The diversion agreement also featured a set of facts that Hunter would have to admit to. The one-page summary described his history of using cocaine and failed rehabilitation efforts between 2016 and 2019. It appeared to reference Hunter’s 2021 memoir “Beautiful Things,” which detailed his drug use during the period he owned his firearm. Biden spent that spring promoting the autobiography even as he was coming under increasing scrutiny over his gun purchase after his former-sister-in-law and then-girlfriend found the handgun and, fearing for his safety, threw it in a dumpster behind a Delaware grocery store where it was later recovered and turned over to local police.
“Biden moved to California on reser moved to California in the spring of 2018, where he used crack cocaine on a regular basis, at times as frequently as every 15 minutes,” the agreement reads.
The agreement would require Hunter to admit that he owned his gun despite being addicted to drugs, admitting he broke federal law.
“Biden possessed the Firearm from October 12-28, 2018,” the deal reads. “During that time, he purchased and used crack cocaine regularly.
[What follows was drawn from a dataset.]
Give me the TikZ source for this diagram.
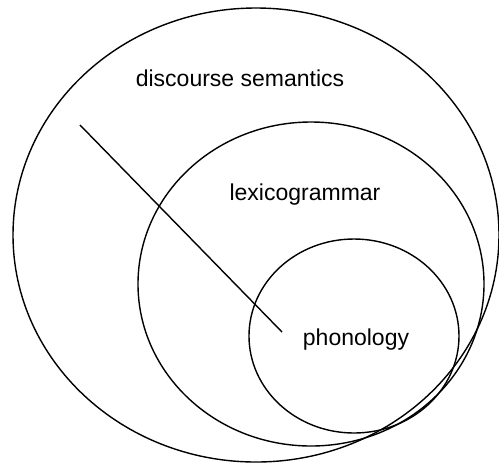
\documentclass[tikz,border=0pt]{standalone}
\usepackage{fontspec}
\setmainfont{Liberation Sans}
\usetikzlibrary{positioning}
\tikzset{
  stratum/.style={draw=black, line width=0.7pt},
  label/.style={inner sep=0pt, font=\fontsize{11.5}{13}\selectfont},
  pointer/.style={draw=black, line width=0.7pt}
}

\begin{document}
\begin{tikzpicture}[x=0.5pt, y=-0.5pt]
  \useasboundingbox (0,0) rectangle (499,463);
  \draw[stratum] (256,235) ellipse [x radius=243, y radius=227];
  \draw[stratum] (311,284) ellipse [x radius=173, y radius=162];
  \draw[stratum] (354,336) ellipse [x radius=105, y radius=97];
  \node[label] (disc) at (240,78) {discourse semantics};
  \node[label] (lexi) at (305,195) {lexicogrammar};
  \node[label] (phon) at (356,340) {phonology};
  \coordinate (tail) at (80,125);
  \coordinate (head) at (282,332);
  \draw[pointer] (tail) -- (head);
\end{tikzpicture}
\end{document}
On October 23, 2018, the Firearm was found in Biden’s vehicle along with drug remnants and paraphernalia.”
Professor Dru Stevenson, who has studied the practical application of drug-user-in-possession charges at the South Texas College of Law, said the possession charge Hunter faces is rarely enforced on its own. He estimated there were only about 200 convictions a year where that’s the only charge.
“As a general matter, it is extraordinarily rare to see cases where 922(g)3 is brought as a standalone charge – the circumstances of the arrest that led to the charge typically involve a drug bust or drug-related violence, so it is one of several charges in the case,” Stevenson told The Reload in June.
But the charge has been used as a standalone in a handful of recent cases that have garnered national attention. Jared Michael Harrison was prosecuted in federal court for possessing a gun while being a user of marijuana after both were found in his car during a traffic stop in May 2022. U.S. District Judge Patrick Wyrick found the federal prohibition violated the Second Amendment in a February 2023 ruling. U.S. District Judge Kathleen Cardone threw out a similar case against Paola Connelly a month later.
Even though the diversion agreement only involves a potential charge over Hunter’s possession of the firearm while he was using crack cocaine, it also requires him to admit that he lied on the background check form in order to buy the gun in the first place.
“When he purchased the Firearm, Biden completed an ATF Form 4473, which required him to answer the question, ‘Are you an unlawful user of, or addicted to marijuana or any depressant, stimulant, narcotic drug, or any other controlled substance?’ Biden answered ‘no,’ even though he was a user of, and addicted to, crack cocaine at the time,” the deal said. “Biden certified that his ‘answers in Section A’ were ‘true, correct, and complete,’ and that he understood that a person who answers ‘yes’ to that question is ‘prohibited from purchasing or receiving a firearm.'”
Ken White, a former federal prosecutor and current co-host of the legal podcast Serious Trouble, told The Reload it wasn’t surprising prosecutors picked the possession charge but not the background check crime. He said it is both easier to prove the possession charge and would result in the same punishment regardless.
“It’s kind of the same group of facts,” White said. “An aggressive prosecutor could charge both the gun and the false statement as a generic false statement and as a gun false statement. But that wouldn’t have an impact on the sentence. I think it represents more him taking responsibility for the full run of wrongdoing in connection with this issue. It’s routine to have a factual statement that includes stuff that’s not charged but part of the course of conduct.”
Still, Hunter’s plea deal has created high-profile political problems for his father. Former President Donald Trump, who is facing his own federal prosecutions but is leading in the race to take on Biden in 2024, has accused him of giving Hunter special treatment. And many other Republicans and gun-rights groups have criticized the deal as being soft on gun crime despite Biden’s staunch support for imposing stricter gun laws.
However, the deal’s failure could cause even more. The New York Times reported in May that Hunter’s legal team has threatened to use a Second Amendment defense if the DOJ moves forward with gun charges. Several criminal defendants charged with similar possession crimes have won by challenging the constitutionality of the underlying law under the new standard set by the Supreme Court in 2022’s New York State Rifle and Pistol Association v. Bruen. Should it come to that, the case would set up a high-stakes showdown between the President and his son on how far Second Amendment protections extend–potentially running concurrently with Biden’s re-election campaign.
Despite both sides signing on to the gun deal, which was paired with two tax-related charges, their agreement quickly broke down under questioning from Judge Noreika. When she asked each side about their understanding of whether the deal covered other crimes associated with Hunter’s business dealings during the covered time period, the sides were reportedly not on the same page. That turned the plea hearing, usually a short and sleepy affair, into headline news as the judge questioned the constitutionality of the gun law Hunter was charged under, and the two sides spared over how broad the protections guaranteed in the deal really were–with Biden’s lawyers threatened at one point to rip up the whole agreement.
After the judge gave them some time to speak, the two parties appeared to get back on the same page–or somewhere close to it. But the day ended with Hunter pleading not guilty to the two tax charges, leaving the deal in limbo.
“The bottom line is that the structure of the deal was convoluted and poorly thought out, and the connection between the two is weirdly done,” White said.
The parties now have a month to file briefs with Judge Noreika explaining why the deal is appropriate and constitutional.